対イランと気になったVARの運用面
次は今大会最強のイランとの準決勝になる。堅守速攻型のほうが持ち味を出しやすい今大会の日本にとって、イラン戦は噛み合った試合になると思う。ただし、サウジアラビア戦のように引き込みすぎるのは危険である。イランはサイドからのハイクロスを得意としていて、セカンドボールを拾ってのミドルシュートにも威力があるからだ。
前進守備も強力。理想をいえば、日本はボールを保持して押し込んでしまったほうがいい相手である。ところが、ポゼッション攻撃に進展がない現状なので、それができても得点はさほど期待できそうもないのが辛い。大迫の完全復帰、ベトナム戦でようやく出てきた堂安と南野のコンビネーションを連発させること。そのあたりが期待になるが、どのみち厳しい試合にはなりそうだ。

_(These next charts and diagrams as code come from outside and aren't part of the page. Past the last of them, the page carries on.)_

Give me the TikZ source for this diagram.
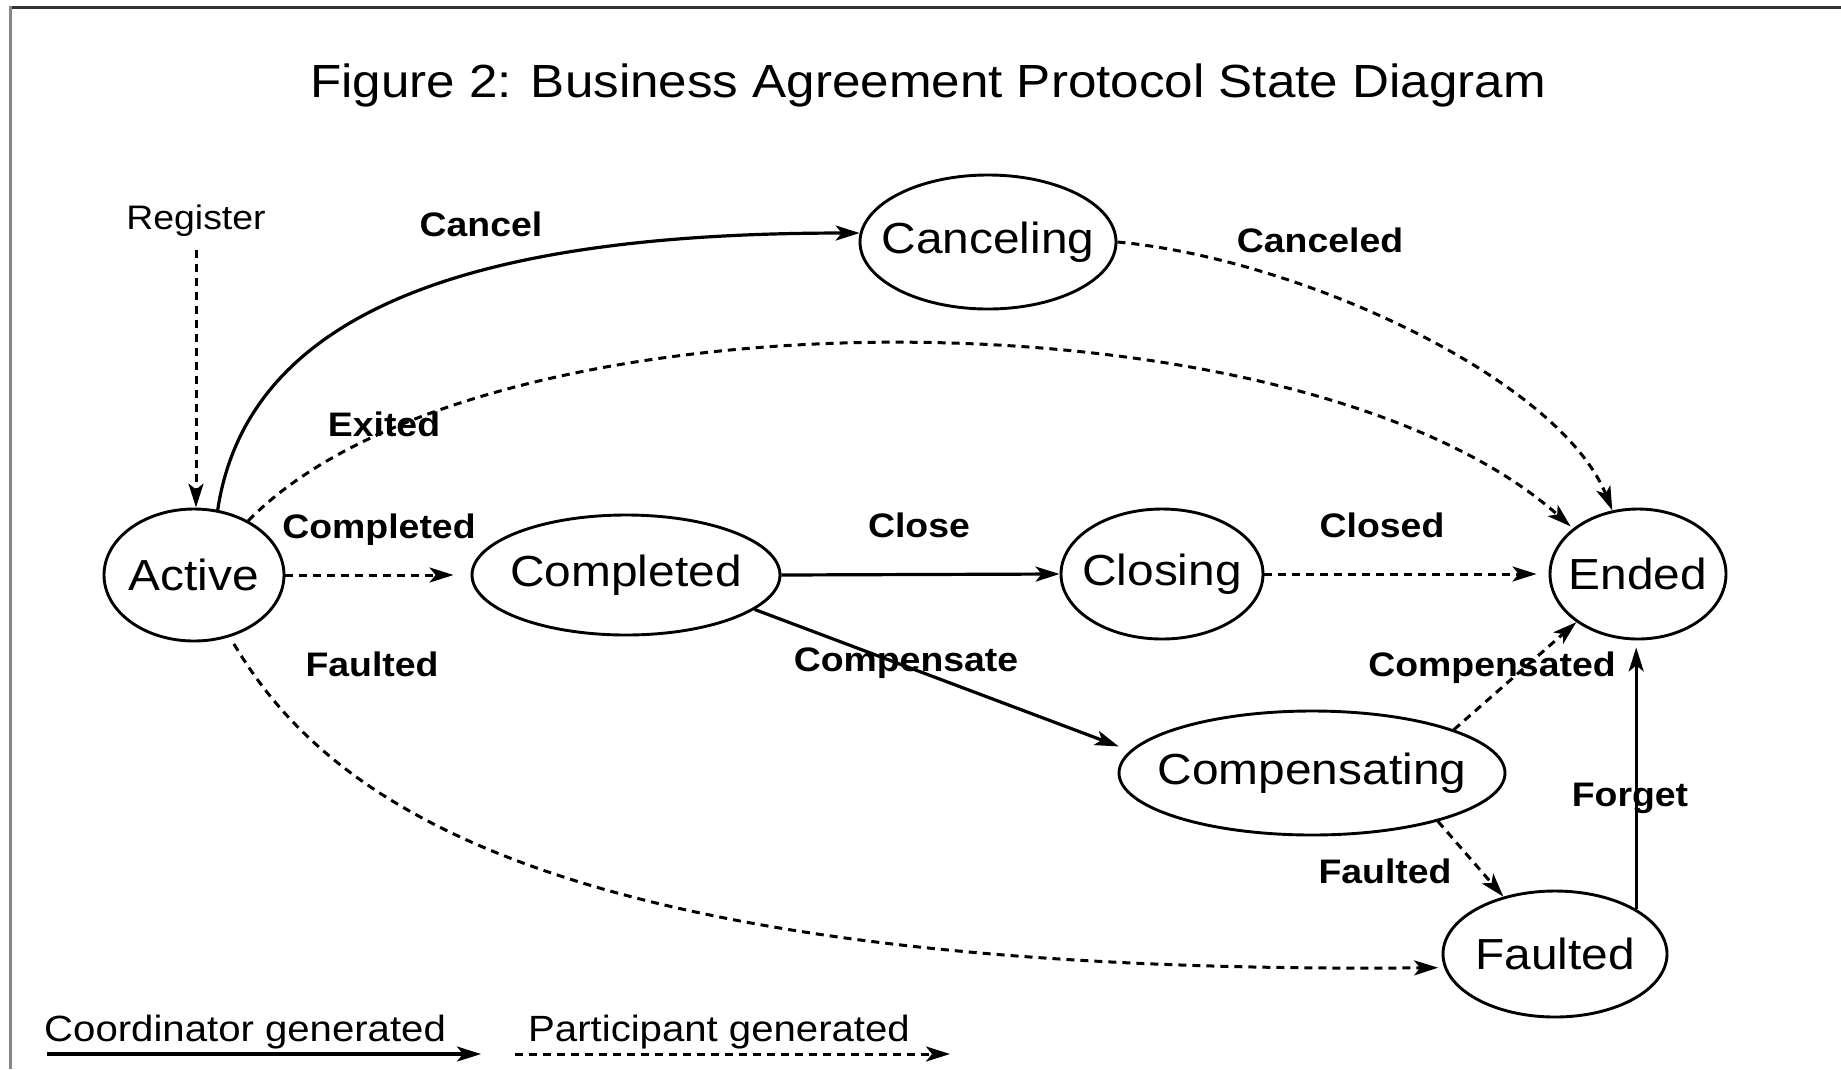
\documentclass[tikz,border=0pt]{standalone}
\usepackage{fontspec}
\setmainfont{Liberation Sans}[FakeStretch=1.1]
\usetikzlibrary{arrows.meta,shapes.geometric}
\begin{document}
\begin{tikzpicture}[x=1pt,y=-1pt,
  state/.style={draw=black,line width=2.9pt,ellipse,inner sep=0pt,
    font=\fontsize{43.5}{50}\selectfont},
  lbl/.style={anchor=base,inner sep=0pt,font=\bfseries\fontsize{34}{40}\selectfont},
  tip/.style={-{Stealth[length=24pt,width=15pt,inset=6pt]}},
  coord/.style={tip,line width=3.2pt},
  part/.style={tip,line width=3pt,dash pattern=on 8pt off 6pt}]
\useasboundingbox (0,0) rectangle (1841,1069);
\fill[white] (0,0) rectangle (1841,1069);
% frame
\fill[black!80] (9,6) rectangle (1841,9);
\fill[black!47] (9,6) rectangle (12,1069);
% title
\node[anchor=base,inner sep=0pt,font=\fontsize{46.5}{54}\selectfont] (title) at (928,97)
  {Figure 2: Business Agreement Protocol State Diagram};
% states
\node[state,minimum width=180pt,minimum height=132pt] (Active) at (194,575) {\makebox[0pt]{Active}};
\node[state,minimum width=308pt,minimum height=120pt] (Completed) at (626,575) {\makebox[0pt]{Completed}};
\node[state,minimum width=202pt,minimum height=130pt] (Closing) at (1162,574) {\makebox[0pt]{Closing}};
\node[state,minimum width=176pt,minimum height=130pt] (Ended) at (1638,574) {\makebox[0pt]{Ended}};
\node[state,minimum width=256pt,minimum height=134pt] (Canceling) at (988,242) {\makebox[0pt]{Canceling}};
\node[state,minimum width=386pt,minimum height=124pt] (Compensating) at (1312,773) {\makebox[0pt]{Compensating}};
\node[state,minimum width=224pt,minimum height=126pt] (Faulted) at (1555,954) {\makebox[0pt]{Faulted}};
% register
\node[anchor=base,inner sep=0pt,font=\fontsize{34}{40}\selectfont] (Register) at (196,229) {Register};
\draw[part,shorten <=14pt] (Register.south) -- (Register.south |- Active.north);
% transitions
\draw[coord] (Active.70) .. controls +(32,-211) and +(-360,0) .. (Canceling.176);
\draw[part] (Canceling.east) .. controls +(184,17) and +(-53,-131) .. (Ended.112);
\draw[part,shorten >=3pt] (Active.45) .. controls +(233,-238) and +(-274,-244) .. (Ended.145);
\draw[part,shorten >=17pt] (Active.east) -- (Completed.west);
\draw[coord] (Completed.east) -- (Closing.west);
\draw[part,shorten >=12pt] (Closing.east) -- (Ended.west);
\draw[coord,shorten >=12pt] (Completed.-15) -- (Compensating.173);
\draw[part] (Compensating.17) -- (Ended.218);
\draw[part] (Compensating.-21) -- (Faulted.132);
\draw[part,shorten <=8pt,shorten >=6pt] (Active.-60) .. controls +(101,170) and +(-880,8) .. (Faulted.187);
\draw[coord,shorten >=7pt] (Faulted.29) -- (Faulted.29 |- Ended.south);
% labels
\node[lbl] (lCancel) at (481,236) {Cancel};
\node[lbl] (lCanceled) at (1320,252) {Canceled};
\node[lbl] (lExited) at (384,436) {Exited};
\node[lbl] (lCompleted) at (379,538) {Completed};
\node[lbl] (lFaultedA) at (372,676) {Faulted};
\node[lbl] (lClose) at (919,537) {Close};
\node[lbl] (lClosed) at (1382,537) {Closed};
\node[lbl] (lCompensate) at (906,671) {Compensate};
\node[lbl] (lCompensated) at (1492,676) {Compensated};
\node[lbl] (lForget) at (1630,806) {Forget};
\node[lbl] (lFaultedB) at (1385,883) {Faulted};
% legend
\node[anchor=base west,inner sep=0pt,font=\fontsize{36.5}{42}\selectfont] (legC) at (44,1041) {Coordinator generated};
\node[anchor=base west,inner sep=0pt,font=\fontsize{36.5}{42}\selectfont] (legP) at (528,1041) {Participant generated};
\coordinate (la1) at (47,1054);
\coordinate (la2) at (481,1054);
\coordinate (lb1) at (515,1054);
\coordinate (lb2) at (950,1054);
\draw[coord] (la1) -- (la2);
\draw[part] (lb1) -- (lb2);
\end{tikzpicture}
\end{document}
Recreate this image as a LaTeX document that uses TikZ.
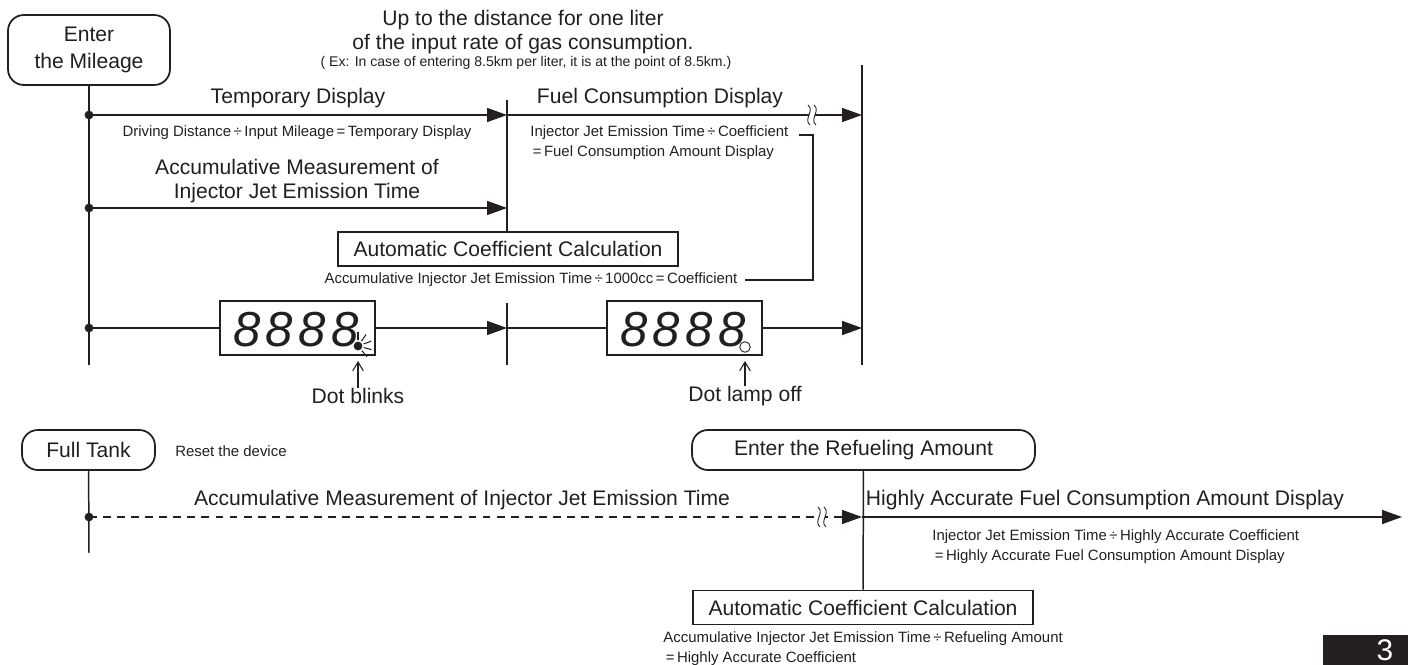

ところで、これは日本のプレーとは関係ないのだが、準々決勝から採用されたVAR(ビデオ・アシスタント・レフェリー)には大きな疑問を持った。判定の是非ではなく運用面だ。堂安のPKをとったシーンで、最初にプレーを流してからVAR確認するまでに1分間あまり試合が流れていた。
アウト・オブ・プレーにならないかぎりVARの確認はできないのだが1分間は長すぎる。その間にベトナムの得点が決まっていたら、あるいはどちらかにレッドカード、イエローカードが出た場合、現行の運用ではおそらく無効とされると思う。時間を遡ってPKからのリスタートだ。それはそれで揉めるだろうが、主審はVARを確認する前にベトナムの交代を認めていた。
交代を認めているなら、1分間に何か起こった場合でも認めなければならないのではないか。判定精度は期待できるとしても、運用が詰められていないのが懸念される。